Study of fracture and fatigue resistance of monolithic zirconia dental crowns fabricated through a novel material jetting technique
摘要
Additive manufacturing is becoming a promising method for dental applications. The advanced customized jetting technique, one of material jetting (MJ), is a newly introduced additive manufacturing technique that can produce high-accuracy zirconia restorations. However, the fracture and fatigue resistance of monolithic zirconia crown fabricated with MJ is still unknown. One hundred and twenty monolithic zirconia crowns were fabricated using subtractive manufacturing (SM), stereolithography (SLA), and MJ techniques.

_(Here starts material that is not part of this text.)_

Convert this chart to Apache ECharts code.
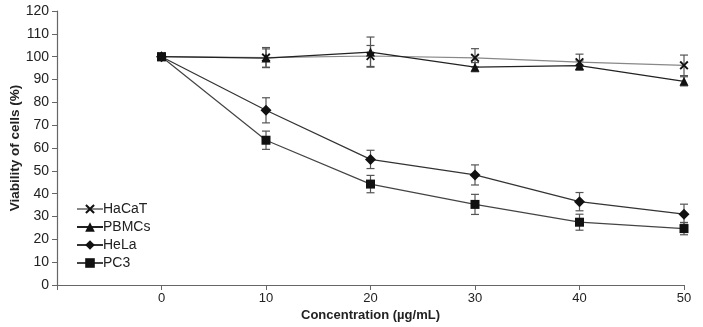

The crowns were subjected to cyclic loading for 1.2 × 104, 1.2 × 105, and 1.2 × 106 cycles, simulating clinical use over 2 weeks, 6 months, and 5 years, respectively (n = 10 per group). After cyclic loading, the crowns underwent static loading tests. Both the initial fracture load and the complete fracture load were recorded. Fractographic analysis was conducted via scanning electron microscopy on fractured parts from each group. The initial fracture load for the SM group was significantly higher than that of the SLA and MJ groups (P < 0.05). The 3 groups demonstrated similar complete fracture load before fatigue loading. After 1.2 × 104 and 1.2 × 105 cycles, MJ crowns exhibited the highest complete fracture load. After 1.2 × 106 cycles, SLA crowns showed the lowest complete fracture load values. Fractography analysis revealed minimal defects in the SM group, while the SLA and MJ groups exhibited varying degrees of pores, inclusions, and delamination. This study indicated that MJ can fabricate zirconia crowns with reliable mechanical properties in 5 years of in vitro simulation.